La politique de front unique est le point d’orgue de la théorie révolutionnaire, le véritable acquis des premiers Congrès du Komintern – c’est d’ailleurs cette même théorisation qui sera étendue, développée, amendée, puis baptisée « politique d’hégémonie » par Antonio Gramsci. Doit-on rappeler que les soviets de 1917 en Russie n’étaient, selon les dires de Lénine et Trotsky eux-mêmes, rien d’autre que des organes de front unique ? Et que les forces « réformistes » (mencheviks, socialistes révolutionnaires) y étaient majoritaires jusqu’à la veille de l’insurrection ?
Le fameux « programme de transition » – véritable sanctuaire et objet par excellence du coupage de cheveux en quatre pour une certaine groupusculologie trotskyienne – a été conçu comme un « programme d’action » du Parti révolutionnaire, un instrument de pédagogie révolutionnaire, de politisation de masse, non comme un préalable à l’action et encore moins une plateforme syndicale.
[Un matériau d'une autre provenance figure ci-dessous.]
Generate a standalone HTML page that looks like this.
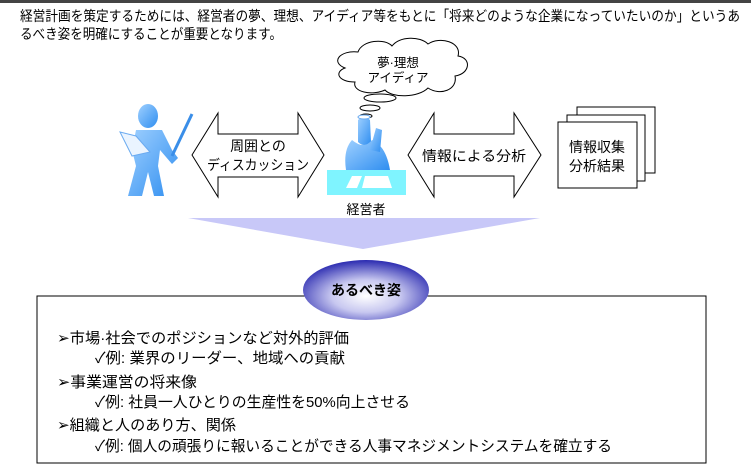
<!DOCTYPE html>
<html><head><meta charset="utf-8"><style>
html,body{margin:0;padding:0;background:#fff;}
svg{display:block;}
text{font-family:"Liberation Sans","Noto Sans CJK JP",sans-serif;fill:#000;}
</style></head><body>
<svg width="751" height="472" viewBox="0 0 751 472" xmlns="http://www.w3.org/2000/svg">
<defs>
<linearGradient id="blue" x1="0" y1="0" x2="1" y2="1">
<stop offset="0" stop-color="#9fd0ff"/><stop offset="1" stop-color="#2f8ef0"/></linearGradient>
<radialGradient id="ell" cx="0.5" cy="0.6" r="0.6">
<stop offset="0" stop-color="#ffffff"/><stop offset="0.45" stop-color="#c8c8f0"/><stop offset="1" stop-color="#2a2ab0"/></radialGradient>
</defs>
<rect x="0" y="0" width="751" height="3" fill="#444"/>
<text x="20" y="21" font-size="14" textLength="720" lengthAdjust="spacingAndGlyphs">経営計画を策定するためには、経営者の夢、理想、アイディア等をもとに「将来どのような企業になっていたいのか」というあ</text>
<text x="20" y="39" font-size="14" textLength="262" lengthAdjust="spacingAndGlyphs">るべき姿を明確にすることが重要となります。</text>

<!-- cloud -->
<path d="M345,68 C330,62 340,50 358,52 C362,40 385,38 392,46 C400,36 420,36 428,44 C440,36 462,42 458,56 C472,58 470,74 455,76 C458,90 440,96 428,88 C418,98 392,98 385,90 C372,96 352,92 355,82 C338,82 334,72 345,68 Z" fill="#fff" stroke="#000" stroke-width="1"/>
<text x="398" y="67" font-size="12.5" text-anchor="middle">夢·理想</text>
<text x="398" y="82" font-size="12.5" text-anchor="middle">アイディア</text>
<ellipse cx="380" cy="98" rx="16" ry="4" fill="#fff" stroke="#000"/>
<ellipse cx="370" cy="108" rx="10" ry="3" fill="#fff" stroke="#000"/>
<ellipse cx="366" cy="116" rx="6" ry="2" fill="#fff" stroke="#000"/>

<!-- teacher figure -->
<g fill="url(#blue)">
<ellipse cx="148" cy="116" rx="10" ry="12"/>
<path d="M136,130 L162,130 L172,150 L178,158 L172,164 L160,150 L158,166 L164,196 L154,196 L148,172 L142,196 L128,196 L136,166 L132,150 Z"/>
</g>
<path d="M120,132 L136,136 L150,152 L132,156 Z" fill="#eaf4ff" stroke="#6aaaf0"/>
<line x1="172" y1="156" x2="192" y2="114" stroke="#3a8ee8" stroke-width="3"/>

<!-- arrows -->
<path d="M192,155 L218,113 L218,134 L298,134 L298,113 L324,155 L298,197 L298,177 L218,177 L218,197 Z" fill="#fff" stroke="#000"/>
<text x="258" y="151" font-size="14" text-anchor="middle">周囲との</text>
<text x="258" y="170" font-size="14" text-anchor="middle" textLength="102" lengthAdjust="spacingAndGlyphs">ディスカッション</text>
<path d="M408,155 L434,113 L434,134 L514,134 L514,113 L541,155 L514,197 L514,176 L434,176 L434,197 Z" fill="#fff" stroke="#000"/>
<text x="474" y="161" font-size="14" text-anchor="middle" textLength="104" lengthAdjust="spacingAndGlyphs">情報による分析</text>

<!-- manager -->
<rect x="327" y="170" width="79" height="25" fill="#7ff4ff"/>
<g fill="url(#blue)">
<path d="M358,120 Q364,114 370,120 L371,142 Q364,148 358,142 Z"/>
<path d="M352,140 Q364,150 372,140 Q386,146 390,170 L346,170 Q343,150 352,140 Z"/>
<path d="M370,150 L376,128 L382,130 L380,152 Z"/>
</g>
<ellipse cx="364" cy="117" rx="6" ry="2" fill="#fff" stroke="#6aaaf0"/>
<path d="M346,188 L352,176 L362,176 L357,188 Z" fill="#fff"/>
<path d="M362,188 L365,176 L388,176 L392,188 Z" fill="#fff"/>
<text x="366" y="214" font-size="13" text-anchor="middle">経営者</text>

<!-- docs -->
<rect x="577" y="107" width="78" height="66" fill="#fff" stroke="#000"/>
<rect x="567" y="115" width="78" height="66" fill="#fff" stroke="#000"/>
<rect x="558" y="122" width="79" height="66" fill="#fff" stroke="#000"/>
<text x="597" y="152" font-size="14" text-anchor="middle">情報収集</text>
<text x="597" y="171" font-size="14" text-anchor="middle">分析結果</text>

<!-- funnel -->
<path d="M188,218 L540,218 L363,249 Z" fill="#c8c8f8"/>

<!-- box -->
<rect x="37" y="296" width="669" height="167" fill="#fff" stroke="#000" stroke-width="1"/>
<ellipse cx="366" cy="290" rx="63" ry="30" fill="url(#ell)"/>
<text x="366" y="295" font-size="14" font-weight="bold" text-anchor="middle">あるべき姿</text>

<text x="57" y="343" font-size="15" textLength="292" lengthAdjust="spacingAndGlyphs">➢市場·社会でのポジションなど対外的評価</text>
<text x="95" y="363" font-size="15" textLength="250" lengthAdjust="spacingAndGlyphs">✓例: 業界のリーダー、地域への貢献</text>
<text x="57" y="387" font-size="15" textLength="140" lengthAdjust="spacingAndGlyphs">➢事業運営の将来像</text>
<text x="95" y="407" font-size="15" textLength="315" lengthAdjust="spacingAndGlyphs">✓例: 社員一人ひとりの生産性を50%向上させる</text>
<text x="57" y="430" font-size="15" textLength="179" lengthAdjust="spacingAndGlyphs">➢組織と人のあり方、関係</text>
<text x="95" y="451" font-size="15" textLength="517" lengthAdjust="spacingAndGlyphs">✓例: 個人の頑張りに報いることができる人事マネジメントシステムを確立する</text>
</svg>
</body></html>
Mais il est vrai que, indépendamment de la question du travail sexuel, Révolution permanente (ou ses organisations sœurs, comme le PTS argentin, ou Pan y Rosas), développe dans ses colonnes une drôle de conception du front unique ouvrier, et semble plus encline à dénoncer avec ferveur ses éventuels partenaires « réformistes » ou « opportunistes » qu’à s’atteler à la construction d’un bloc historique.
De vaines exigences
Il ne s’agit donc pas, à travers le texte critiqué ici, de poser les bases d’une alliance avec les travailleuses du sexe, mais bien de distribuer des bons et mauvais points à celles et ceux qui, engagés dans le combat contre l’exploitation régnant dans l’industrie du sexe, doivent également prêter allégeance au « programme transitoire » défendu par Révolution Permanente – programme nébuleux s’il en est, puisque, de l’aveu même des autrices, il n’existe pas, mais reste le passage obligé d’une parade groupusculaire.